Ms. Phillip’s question on Wednesday referred to Alan Hostetter, a Jan. 6 defendant who invoked Mr. Ramaswamy’s debate remarks during his sentencing hearing last week in claiming that conspiracy theories about the 2020 election being stolen “are no longer fringe.”
Mr. Ramaswamy did not address Mr. Hostetter’s remarks and instead reiterated false claims, to favorable responses from the crowd.
Mr. Ramaswamy’s combative demeanor in public appearances was brought up by Rylee Miller, a law student who said that Mr. Ramaswamy seemed to have “somewhat abandoned the tact and diplomacy that I would look for in a president.” He then asked a question about how Mr. Ramaswamy would balance authenticity with a “presidential demeanor.”
Mr. Ramaswamy, in answering, referred to his role as a parent who would strive to “make our children proud” as president. But, he continued, voters should not “want a wilting flower in the White House.”

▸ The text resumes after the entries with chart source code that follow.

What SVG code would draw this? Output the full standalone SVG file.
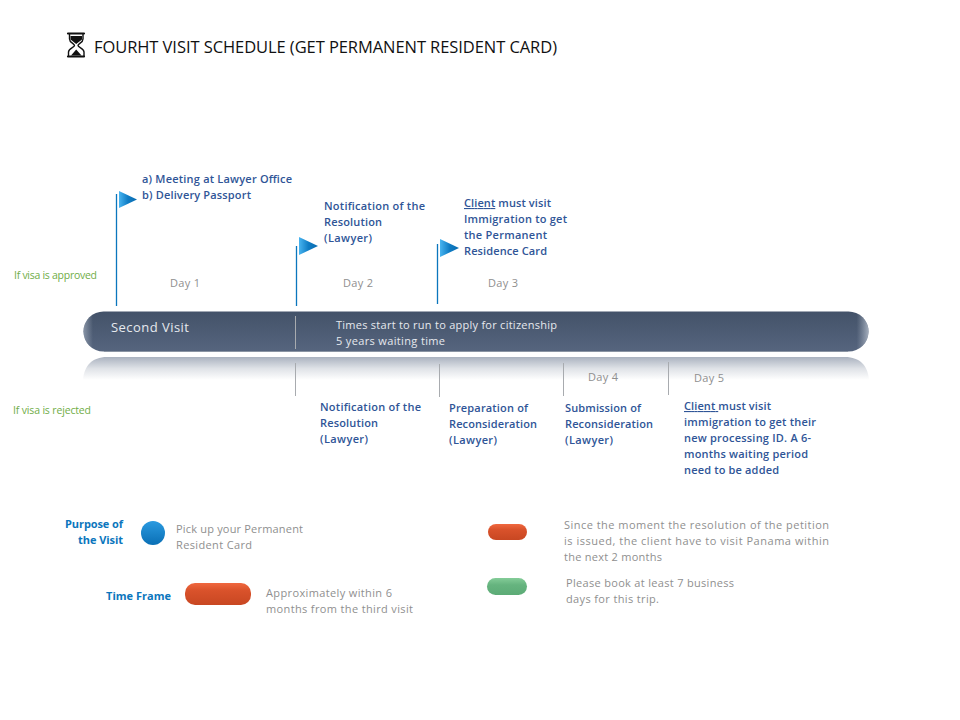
<svg xmlns="http://www.w3.org/2000/svg" width="960" height="720" viewBox="0 0 960 720">
<style>
text{font-family:"Open Sans","Noto Sans","DejaVu Sans",sans-serif;font-size:11px}
.b{font-weight:600;fill:#2f5597}
.g{fill:#8f8f8f}
.v{fill:#70ad47;font-size:10.5px}
.w{fill:#e6e9ee}
.l{font-weight:700;fill:#0b76bd}
.pole{stroke:#0b76bd;stroke-width:1.3;fill:none}
.sep{stroke:#a8abaf;stroke-width:1;fill:none}
.flag{fill:url(#fg)}
</style>
<defs>
<linearGradient id="fg" x1="0" y1="0" x2="1" y2="0"><stop offset="0" stop-color="#48b4f0"/><stop offset=".5" stop-color="#0f7cc4"/><stop offset="1" stop-color="#0a6cb0"/></linearGradient>
<linearGradient id="bar" x1="0" y1="0" x2="0" y2="1"><stop offset="0" stop-color="#435269"/><stop offset="1" stop-color="#56657e"/></linearGradient>
<linearGradient id="rim" x1="0" y1="0" x2="1" y2="0"><stop offset="0" stop-color="#9aa5b5" stop-opacity=".75"/><stop offset=".012" stop-color="#9aa5b5" stop-opacity="0"/><stop offset=".985" stop-color="#9aa5b5" stop-opacity="0"/><stop offset="1" stop-color="#aeb7c4" stop-opacity=".9"/></linearGradient>
<linearGradient id="ref" x1="0" y1="0" x2="0" y2="1"><stop offset="0" stop-color="#aab2bf"/><stop offset=".5" stop-color="#dfe2e7"/><stop offset="1" stop-color="#ffffff"/></linearGradient>
<linearGradient id="red" x1="0" y1="0" x2="0" y2="1"><stop offset="0" stop-color="#f0683f"/><stop offset=".35" stop-color="#d9522b"/><stop offset="1" stop-color="#c84722"/></linearGradient>
<linearGradient id="grn" x1="0" y1="0" x2="0" y2="1"><stop offset="0" stop-color="#84cc98"/><stop offset=".4" stop-color="#66b47f"/><stop offset="1" stop-color="#5cab76"/></linearGradient>
<linearGradient id="blu" x1="0" y1="0" x2="0" y2="1"><stop offset="0" stop-color="#2a9ae0"/><stop offset="1" stop-color="#0a6fb5"/></linearGradient>
</defs>
<rect width="960" height="720" fill="#fff"/>
<g id="title">
<path d="M68 33.500H84M68 56.500H84" fill="none" stroke="#111" stroke-width="2.200" stroke-linecap="round"/>
<path d="M69.500 34V39C69.500 43 74.500 43.500 74.500 45.500C74.500 47.500 68.500 48 68.500 52V56M83 34V39C83 43 78 43.500 78 45.500C78 47.500 84 48 84 52V56" fill="none" stroke="#111" stroke-width="1.400"/>
<path d="M70.500 36H82V39.500L76.200 44 70.500 39.500ZM71 55.500L76.200 49.500 81.500 55.500Z" fill="#111"/>
<text x="94" y="53" style="font-size:16.500px" fill="#111" textLength="463">FOURHT VISIT SCHEDULE (GET PERMANENT RESIDENT CARD)</text>
</g>
<g id="bar-reflection"><path d="M83 380C84 366 92 357 107 357H845C860 357 868 366 869 380Z" fill="url(#ref)"/></g>
<g id="bar">
<rect x="83.500" y="311.500" width="785" height="40" rx="20" fill="url(#bar)"/>
<rect x="83.500" y="311.500" width="785" height="40" rx="20" fill="url(#rim)"/>
<path d="M104 351.500H848" stroke="#8a94a3" stroke-width="1" fill="none"/>
<text x="111" y="332" class="w" style="font-size:13px" textLength="78">Second Visit</text>
<text x="336" y="329" class="w" textLength="221">Times start to run to apply for citizenship</text>
<text x="336" y="345" class="w" textLength="109">5 years waiting time</text>
</g>
<g id="connectors">
<path class="pole" d="M116.500 194V306M296.500 246V306M437.500 244V304"/>
<path class="sep" d="M295.500 316V349M295.500 363V396M439.500 364V397M563.500 363V396M668.500 362V395"/>
</g>
<g id="flag-1"><path class="flag" d="M119 191L137 199.500 119 208Z"/>
<text x="142" y="183" class="b" textLength="150">a) Meeting at Lawyer Office</text>
<text x="142" y="199" class="b" textLength="109">b) Delivery Passport</text>
<text x="170" y="287" class="g" textLength="30">Day 1</text></g>
<g id="flag-2"><path class="flag" d="M299 237L318 246 299 255Z"/>
<text x="324" y="210" class="b" textLength="101">Notification of the</text>
<text x="324" y="226" class="b" textLength="58">Resolution</text>
<text x="324" y="242" class="b" textLength="48">(Lawyer)</text>
<text x="343" y="287" class="g" textLength="30">Day 2</text></g>
<g id="flag-3"><path class="flag" d="M440 239L459 248 440 257Z"/>
<text x="464" y="207" class="b" textLength="87"><tspan text-decoration="underline">Client</tspan> must visit</text>
<text x="464" y="223" class="b" textLength="103">Immigration to get</text>
<text x="464" y="239" class="b" textLength="83">the Permanent</text>
<text x="464" y="255" class="b" textLength="83">Residence Card</text>
<text x="488" y="287" class="g" textLength="30">Day 3</text></g>
<g id="visa-labels">
<text x="14" y="279" class="v" textLength="83">If visa is approved</text>
<text x="13" y="414" class="v" textLength="78">If visa is rejected</text>
</g>
<g id="step-notification">
<text x="320" y="411" class="b" textLength="101">Notification of the</text>
<text x="320" y="427" class="b" textLength="58">Resolution</text>
<text x="320" y="443" class="b" textLength="48">(Lawyer)</text></g>
<g id="step-preparation">
<text x="449" y="412" class="b" textLength="79">Preparation of</text>
<text x="449" y="428" class="b" textLength="88">Reconsideration</text>
<text x="449" y="444" class="b" textLength="48">(Lawyer)</text></g>
<g id="step-submission">
<text x="588" y="381" class="g" textLength="30">Day 4</text>
<text x="565" y="412" class="b" textLength="76">Submission of</text>
<text x="565" y="428" class="b" textLength="88">Reconsideration</text>
<text x="565" y="444" class="b" textLength="48">(Lawyer)</text></g>
<g id="step-client">
<text x="694" y="382" class="g" textLength="30">Day 5</text>
<text x="684" y="410" class="b" textLength="87"><tspan text-decoration="underline">Client </tspan>must visit</text>
<text x="684" y="426" class="b" textLength="132">immigration to get their</text>
<text x="684" y="442" class="b" textLength="127">new processing ID. A 6-</text>
<text x="684" y="458" class="b" textLength="124">months waiting period</text>
<text x="684" y="474" class="b" textLength="95">need to be added</text></g>
<g id="legend-purpose">
<text x="65" y="528" class="l" textLength="58">Purpose of</text>
<text x="78" y="544" class="l" textLength="45">the Visit</text>
<circle cx="153" cy="533" r="12" fill="url(#blu)"/>
<text x="176" y="533" class="g" textLength="127">Pick up your Permanent</text>
<text x="176" y="549" class="g" textLength="76">Resident Card</text></g>
<g id="legend-time">
<text x="106" y="600" class="l" textLength="65">Time Frame</text>
<rect x="185" y="583" width="66" height="22" rx="10" fill="url(#red)"/>
<text x="266" y="597" class="g" textLength="126">Approximately within 6</text>
<text x="266" y="613" class="g" textLength="147">months from the third visit</text></g>
<g id="legend-deadline">
<rect x="488" y="524" width="39" height="16" rx="8" fill="url(#red)"/>
<text x="564" y="529" class="g" textLength="265">Since the moment the resolution of the petition</text>
<text x="564" y="545" class="g" textLength="265">is issued, the client have to visit Panama within</text>
<text x="564" y="561" class="g" textLength="98">the next 2 months</text></g>
<g id="legend-booking">
<rect x="487" y="578" width="40" height="17" rx="8.500" fill="url(#grn)"/>
<text x="566" y="587" class="g" textLength="168">Please book at least 7 business</text>
<text x="566" y="603" class="g" textLength="93">days for this trip.</text></g>
</svg>
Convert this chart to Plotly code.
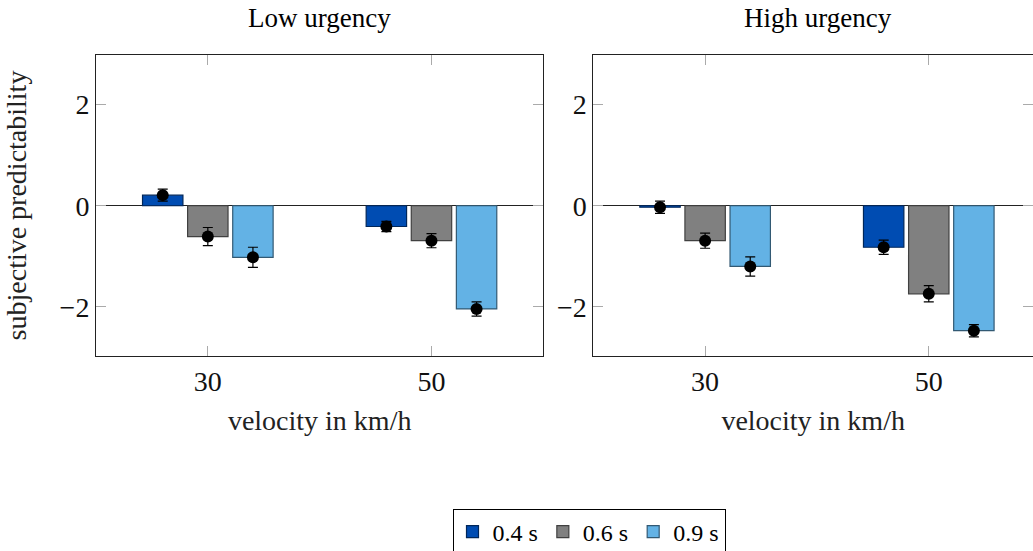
import plotly.graph_objects as go

categories = ["30", "50"]
series_names = ["0.4 s", "0.6 s", "0.9 s"]

low_means = {
    "0.4": [0.21, -0.41],
    "0.6": [-0.61, -0.69],
    "0.9": [-1.02, -2.04],
}
low_err = {
    "0.4": [0.12, 0.10],
    "0.6": [0.18, 0.14],
    "0.9": [0.20, 0.14],
}
high_means = {
    "0.4": [-0.03, -0.82],
    "0.6": [-0.69, -1.74],
    "0.9": [-1.20, -2.47],
}
high_err = {
    "0.4": [0.12, 0.14],
    "0.6": [0.15, 0.16],
    "0.9": [0.19, 0.12],
}
keys = ["0.4", "0.6", "0.9"]
fill_colors = ["rgb(0,76,178)", "rgb(128,128,128)", "rgb(99,178,229)"]
line_colors = ["rgb(0,38,89)", "rgb(64,64,64)", "rgb(50,89,115)"]

panel_titles = ["Low urgency", "High urgency"]
y_ticks = [-2, 0, 2]
y_tick_text = ["\u22122", "0", "2"]

FONT = "Liberation Serif"
FS = 28

W, H = 1033, 551
L, T, B = 96, 55, 195
PW = W - L
PH = H - T - B

fig = go.Figure()

panels = [(low_means, low_err, "x", "y"), (high_means, high_err, "x2", "y2")]
for pi, (means, errs, xa, ya) in enumerate(panels):
    for i, k in enumerate(keys):
        fig.add_trace(go.Bar(
            x=categories, y=means[k], xaxis=xa, yaxis=ya,
            name=series_names[i], legendgroup=k, showlegend=(pi == 0),
            marker=dict(color=fill_colors[i], line=dict(color=line_colors[i], width=1.2)),
        ))
    for i, k in enumerate(keys):
        fig.add_trace(go.Scatter(
            x=categories, y=means[k], xaxis=xa, yaxis=ya, mode="markers",
            showlegend=False, legendgroup=k,
            marker=dict(color="black", size=12),
            error_y=dict(type="data", array=errs[k], visible=True,
                         color="black", thickness=1.2, width=5),
        ))

axis_common = dict(
    showline=True, linecolor="#222", linewidth=1, mirror="ticks",
    ticks="inside", ticklen=10, tickcolor="#aaa", tickwidth=1.2,
    showgrid=False, automargin=False,
    tickfont=dict(family=FONT, size=FS, color="#111"),
)

left_end_px = 543.3
right_start_px = 593.3
left_dom = [0, (left_end_px - L) / PW]
right_dom = [(right_start_px - L) / PW, 1]
spacing = (left_end_px - L) / 2.0
right_end = -0.5 + (W - right_start_px) / spacing

fig.update_layout(
    width=W, height=H,
    margin=dict(l=L, r=0, t=T, b=B, autoexpand=False),
    paper_bgcolor="white", plot_bgcolor="white",
    barmode="group", bargap=0.395, bargroupgap=0.104,
    scattermode="group", scattergap=0.395,
    font=dict(family=FONT, size=FS, color="black"),
    xaxis=dict(domain=left_dom, range=[-0.5, 1.5], type="category",
               title=dict(text="velocity in km/h", standoff=14,
                          font=dict(family=FONT, size=FS, color="#222")),
               **axis_common),
    xaxis2=dict(domain=right_dom, range=[-0.5, right_end], type="category",
                anchor="y2",
                title=dict(text="velocity in km/h", standoff=14,
                           font=dict(family=FONT, size=FS, color="#222")),
                **axis_common),
    yaxis=dict(range=[-2.97, 2.98], tickvals=y_ticks, ticktext=y_tick_text,
               zeroline=True, zerolinecolor="#222", zerolinewidth=1.2,
               title=dict(text="subjective predictability", standoff=24,
                          font=dict(family=FONT, size=FS, color="#222")),
               **axis_common),
    yaxis2=dict(range=[-2.97, 2.98], tickvals=y_ticks, ticktext=y_tick_text,
                anchor="x2",
                zeroline=True, zerolinecolor="#222", zerolinewidth=1.2,
                **axis_common),
    legend=dict(orientation="h", x=(589 - L) / PW, y=(356 - 532) / PH,
                xanchor="center", yanchor="middle",
                bordercolor="black", borderwidth=1,
                font=dict(family=FONT, size=24, color="black"),
                itemwidth=30, tracegroupgap=0),
    showlegend=True,
)

for pi, t in enumerate(panel_titles):
    dom = left_dom if pi == 0 else [right_dom[0], (1042 - L) / PW]
    fig.add_annotation(
        text=t, xref="paper", yref="paper",
        x=(dom[0] + dom[1]) / 2, y=(356 - 18) / PH,
        xanchor="center", yanchor="middle", showarrow=False,
        font=dict(family=FONT, size=27, color="black"),
    )

fig.write_html(
    "out.html",
    config={"displayModeBar": False},
    post_script="document.body.style.margin='0';document.body.style.overflow='hidden';",
)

Mr. Ramaswamy also repeated several disputed proposals he has called for on the campaign trail. He said he would end birthright citizenship for the children of undocumented immigrants, effective from January 2025 onward. He reiterated his call to end aid to Ukraine and to back a deal “with some territorial concessions” for the country.
He also said that he would support the Supreme Court if it ruled to take mifepristone, a commonly used abortion pill facing a legal challenge, “off the market.”